The possibility of cursed franchises meeting for baseball’s ultimate prize got only slightly closer. Cleveland is halfway to the World Series after taking the first two games of the ALCS against the Toronto Blue Jays at Progressive Field.
Chicago, however, wasn’t able to pull off the same result. The Cubs stirred the Wrigley Field faithful with a dramatic Game 1 win, but were thwarted by the Clayton Kershaw and Adrian Gonzalez one night later. Aside from the results that took place, let’s take a look at a few other things we learned from the weekend’s games.
6. Francisco Lindor has arrived
If you didn’t know his name before, you do now. Lindor was one of baseball’s rising stars, but the postseason has a way of expediting that climb up the MLB hierarchy — and this latest stretch of games is showing that the 22-year-old shortstop is wise beyond his age.
As good as he is on the field, he’s been even better at the plate. Lindor went 2-for-4 with a double in the ALDS clincher at Fenway Park, which really got him going. Two more hits came in the ALCS opener, including a two-run homer in the sixth—which proved to be the difference in a 2-0 Indians victory. His third inning Game 2 single to center broke a 1-1 tie and, once more, provided the game-winning run.
5. …So has Javier Baez
Lindor isn’t the only young middle infielder who’s jumped onto the national scene. Over the past few weeks, the remarkable baseball intelligence from Baez has been readily displayed—never more so than the double play he initiated in Game 2 versus the Dodgers.
— Jon Morosi (@jonmorosi) October 17, 2016
Whether it’s on the field or at the plate (note his NLDS Game 1 homer off Johnny Cueto), Baez’ impact has been tremendous. The Cubs most likely boast the regular season MVP in Kris Bryant. But as far as this month is concerned, their No. 1 performer is the 23-year-old from Puerto Rico.
4. There’s a power outage in Toronto
While immense praise should be cast upon the Indians pitchers that have held them in check (and we’ll highlight one Tribe arm just ahead), it’s perplexing to see the Blue Jays—who are coming off a pasting of Texas hurlers in the ALDS sweep—get so cold so quickly.

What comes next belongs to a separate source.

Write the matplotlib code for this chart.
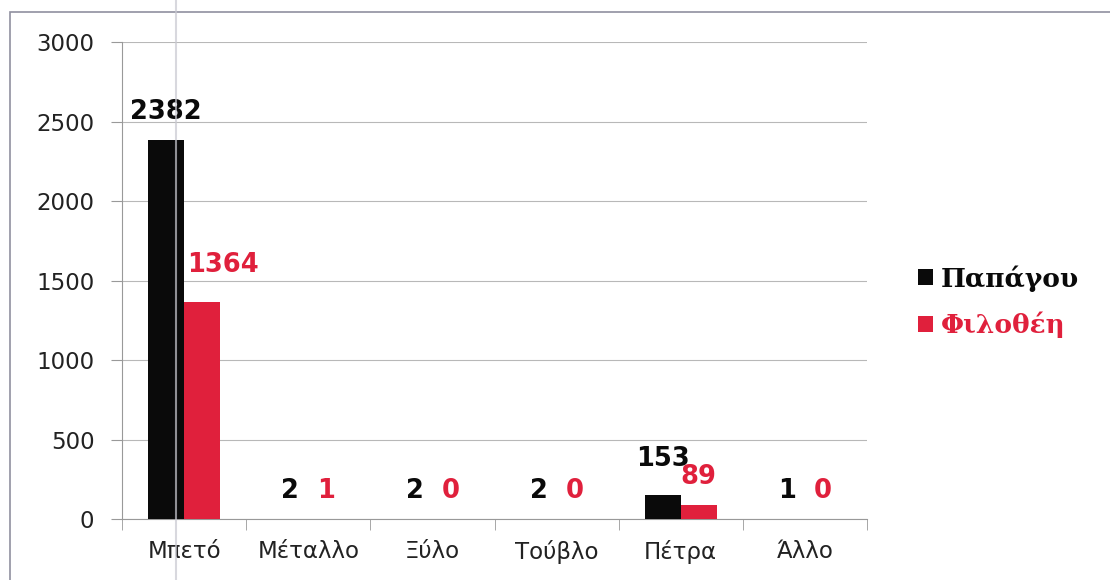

Toronto scored 22 runs and drilled eight homers over the three games with the Rangers, looking very much like the team that led the league in scoring in 2015. In the two ALCS losses to Cleveland, it’s managed to produce just one run and ten hits (no homers), appearing more like the team that stumbled out of the AL East race in September. Struggling the most is Jose Bautista, who’s 0-for-6 in the series with five strikeouts and 0-for-14 in the postseason.
3. The Kershaw critics have been silenced
For a time, the negative judgement based on Clayton Kershaw’s shortcomings in the playoffs was justified. Even as recent as Monday, many weren’t completely convinced that the Dodger ace was consistently measuring up to his incredible regular season efforts.
But if Thursday’s NLDS Game 5 rescue mission against the Washington Nationals didn’t convince you that Kershaw can be just as superb in October, then Sunday night’s seven shutout innings in Game 2 of the NLCS certainly did. On just 84 pitches, he allowed only two hits and one walk while striking out six as Los Angeles escaped the Windy City with a split.
2. The Dodgers aren’t going away quietly
The fact that the Los Angeles Dodgers evened the series on Sunday doesn’t mean the Chicago Cubs aren’t still the favorites to win the NL pennant. It does mean that Dodgers—in the least—won’t make it easy for the team with baseball’s best record.
Game 1 appeared to be all Chicago until the eighth, when Los Angeles rallied against the opposing bullpen. Of course, the Cubs again came through in the late innings (a theme this month) in the form of a Miguel Montero grand slam. Heroic efforts by their top starter may be the only hope for the Dodgers, yet a win in Chicago and three games upcoming on the west coast provide some hope.
1. It’s Miller time
Forget trying to get runs off him. Just consider yourself lucky if you can put the ball in play. In the postseason, Andrew Miller has faced 28 batters. He’s fanned 17 while allowing just three hits. In the ALCS alone, he’s faced 12 Blue Jay batters—and has struck out 10 of them.
I have been in many postseasons and hadn’t seen anybody dominate like Andrew Miller.
— Pedro Martinez (@45PedroMartinez) October 15, 2016
It took a July 31st trade, which forced the Indians to ship four highly-rated prospects, to get Miller from the Yankees. That’s a steep price for any player, much less a relief pitcher. But if anything has been proven this postseason, it’s that a reliever (such as Miller or L.A.’s Kenley Jansen)—especially one who is willing and able to go more than one inning—can be worth that price.